Loi ELAN : une affectation du fonds travaux qui doit tenir compte de l’existence des parties communes spéciales ou de la clé de répartition

05/02/2019 Actions Action

Dès la mise place du fonds travaux par la loi ALUR, l’ARC a alerté les ministères sur les difficultés que cela suscitera non pas pour sa constitution mais pour son utilisation effective.

Deux ans après son entrée en vigueur, les problèmes surgissent, expliquant que le législateur ait suivi les recommandations de l’ARC en reprenant tout simplement l’amendement que nous avons rédigé.

Présentons le problème pour ensuite indiquer ce que prévoit l’article 204 de la loi ELAN qui a modifié l’article 14-2 de la loi du 10 juillet 1965.

I. Un risque d’enrichissement sans cause des copropriétaires

L’article 10 de la loi du 10 juillet 1965, modifié par la loi ALUR, précise que le fonds travaux doit être appelé sur la base de la clé générale, indépendamment de l’existence de clés ou de parties communes spéciales au sein de la copropriété.

Ainsi, la logique du législateur est de considérer que le fonds travaux est acquis au syndicat des copropriétaires, devant être appelé uniquement sur la clé générale.

Néanmoins, là où la réflexion devient plus complexe, c’est lorsqu’il faut utiliser le fonds travaux pour une opération qui répond à une autre clé que celle générale.

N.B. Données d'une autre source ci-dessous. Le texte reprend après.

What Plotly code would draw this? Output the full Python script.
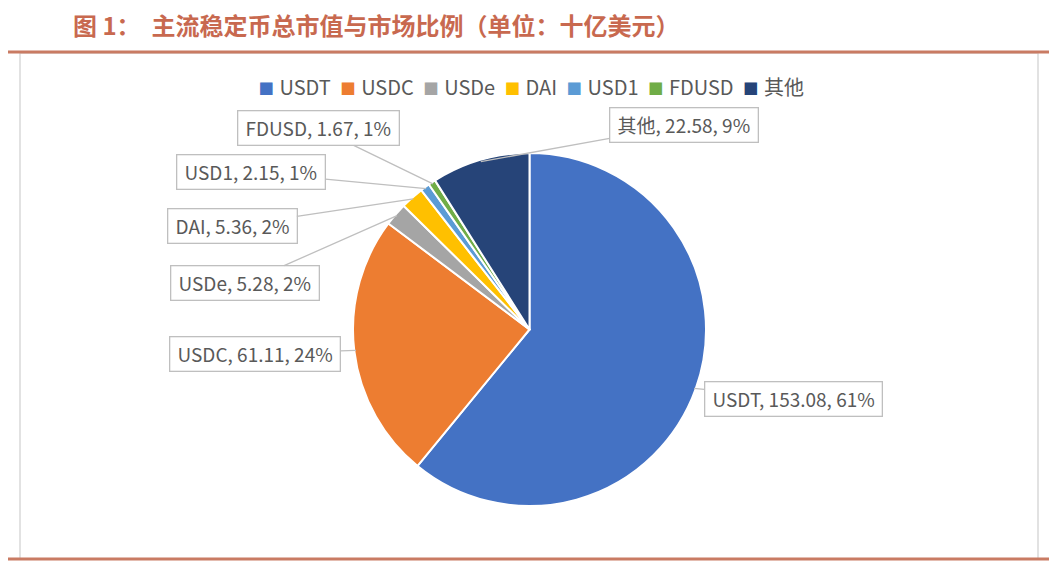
import math
import plotly.graph_objects as go

# page body has an 8px margin; figure drawn in the remaining area
OFF = 8
W, H = 1057 - OFF, 566 - OFF

# ---- data ----
names = ["USDT", "USDC", "USDe", "DAI", "USD1", "FDUSD", "其他"]
values = [153.08, 61.11, 5.28, 5.36, 2.15, 1.67, 22.58]
pcts = ["61%", "24%", "2%", "2%", "1%", "1%", "9%"]
colors = ["#4472C4", "#ED7D31", "#A5A5A5", "#FFC000", "#5B9BD5", "#70AD47", "#264478"]

title_text = "图 1：\u00a0 主流稳定币总市值与市场比例（单位：十亿美元）"


def px(x):
    return (x - OFF) / W


def py(y):
    return 1 - (y - OFF) / H


# ---- geometry (screen pixels) ----
cx, cy, r = 529.5, 329.5, 176.5
label_pos = {
    "USDT": (793, 399),
    "USDC": (255, 354),
    "USDe": (245, 283),
    "DAI": (232, 226),
    "USD1": (251, 172),
    "FDUSD": (318, 128),
    "其他": (684, 125),
}

FONT = "Noto Sans CJK SC, Noto Sans, sans-serif"
NB = "\u00a0"

fig = go.Figure()
fig.add_trace(go.Pie(
    labels=names, values=values, sort=False, direction="clockwise", rotation=0,
    marker=dict(colors=colors, line=dict(color="white", width=2)),
    textinfo="none", hoverinfo="label+value+percent",
    domain=dict(x=[px(cx - 260), px(cx + 260)], y=[py(cy + r), py(cy - r)]),
    showlegend=False,
))

total = sum(values)
cum = 0.0
annotations = []
for n, v, p in zip(names, values, pcts):
    mid = (cum + v / 2) / total
    cum += v
    th = 2 * math.pi * mid
    tx = cx + r * 0.99 * math.sin(th)
    ty = cy - r * 0.99 * math.cos(th)
    lx, ly = label_pos[n]
    annotations.append(dict(
        x=px(tx), y=py(ty), xref="paper", yref="paper",
        ax=lx - tx, ay=ly - ty, axref="pixel", ayref="pixel",
        text=f"{NB}{n}, {v:.2f}, {p}{NB}", showarrow=True, arrowhead=0,
        arrowwidth=1.3, arrowcolor="#BFBFBF",
        font=dict(family=FONT, size=19, color="#595959"),
        bgcolor="white", bordercolor="#BFBFBF", borderwidth=1.3, borderpad=3,
        xanchor="center", yanchor="middle",
    ))

# legend row built from the series names and colours
legend_parts = []
for n, c in zip(names, colors):
    legend_parts.append(
        f'<span style="color:{c};font-family:DejaVu Sans;font-size:25px">▪</span>{NB}{n}'
    )
legend_text = (NB * 2).join(legend_parts)
annotations.append(dict(
    x=px(530.5), y=py(87), xref="paper", yref="paper", xanchor="center", yanchor="middle",
    text=legend_text, showarrow=False,
    font=dict(family=FONT, size=20, color="#595959"),
))

annotations.append(dict(
    x=px(72), y=py(24), xref="paper", yref="paper", xanchor="left", yanchor="middle",
    text=f"<b>{title_text}</b>", showarrow=False, borderpad=0,
    font=dict(family=FONT, size=24, color="#C8694F"),
))

shapes = [
    dict(type="rect", xref="paper", yref="paper", x0=px(20), x1=px(1038),
         y0=py(559), y1=py(53), line=dict(color="#D9D9D9", width=1.5),
         fillcolor="rgba(0,0,0,0)", layer="below"),
    dict(type="line", xref="paper", yref="paper", x0=px(7), x1=px(1052),
         y0=py(52), y1=py(52), line=dict(color="#C97B63", width=3)),
    dict(type="line", xref="paper", yref="paper", x0=px(3), x1=px(1052),
         y0=py(559), y1=py(559), line=dict(color="#C97B63", width=3)),
]

fig.update_layout(
    width=W, height=H, margin=dict(l=0, r=0, t=0, b=0),
    paper_bgcolor="white", plot_bgcolor="white",
    font=dict(family=FONT, color="#595959"),
    showlegend=False,
    annotations=annotations, shapes=shapes,
)

fig.write_html("out.html")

Si on devait utiliser le fonds travaux sans respecter la clé de répartition, le risque est que certains des copropriétaires bénéficient d’un enrichissement sans cause tandis que les autres seront pénalisés avec une affectation de sommes moins importantes que celles qu’ils ont constituées.

Le cas le plus flagrant est lorsque l’assemblée générale vote l’affectation du fonds travaux pour une opération qui concerne les ascenseurs.

Si l’on devait utiliser le fonds travaux de manière aveugle (en clé générale), le copropriétaire du rez-de-chaussée verrait sa quote-part de fonds travaux utilisée alors qu’il ne bénéficie pas de l’ascenseur.


En revanche, le copropriétaire du dernier étage qui a des millièmes « ascenseur » importants bénéficierait de l’affectation du fonds travaux, contribuant au final moins que ce qu’il aurait dû payer.

La loi ELAN est donc venue préciser un principe de bon sens préconisé depuis fort longtemps par l’ARC.

II. Le respect de la clé de répartition

L’article 204 de la loi ELAN a introduit une nouvelle disposition dans l’article 14-2 de la loi du 10 juillet 1965 qui précise :

« Cette affectation doit tenir compte de l'existence de parties communes spéciales ou de clefs de répartition des charges. »

Autrement dit, le syndic devra impérativement respecter l’affectation du fonds travaux en fonction de la clé de répartition correspondant aux travaux votés.

Pour reprendre l’exemple indiqué précédemment, le syndic devra affecter le fonds travaux en fonction de la clé « ascenseur » et non l’imputer en clé générale.

Cette disposition implique que le syndic doit tenir les comptes de la copropriété en distinguant pour chaque lot (et non par copropriétaire) la quote-part de fonds rattachée.

Ainsi, seuls les lots concernés par les travaux seront concernés par l’utilisation du fonds travaux conformément au vote de l’assemblée générale, laissant en l’état les autres lots.

Par conséquent, le copropriétaire du rez-de-chaussée qui ne bénéficie pas de l’ascenseur verra sa quote-part de fonds travaux intacte alors que celle des autres étages et surtout du dernier, verra son crédit du fonds travaux utilisé à hauteur de la clé « ascenseur » et éventuellement devra compléter la différence si sa quote-part de charges est plus importante que son crédit de fonds travaux.

Ce principe implique une vigilance accrue du conseil syndical afin de vérifier d’une part si le syndic a bien pris l’ensemble des mesures pour avoir une comptabilité qui permet de suivre la bonne affectation du fonds travaux et d’autre part qu’il existe une traçabilité permettant à chacun des copropriétaires de justifier son crédit de fonds travaux.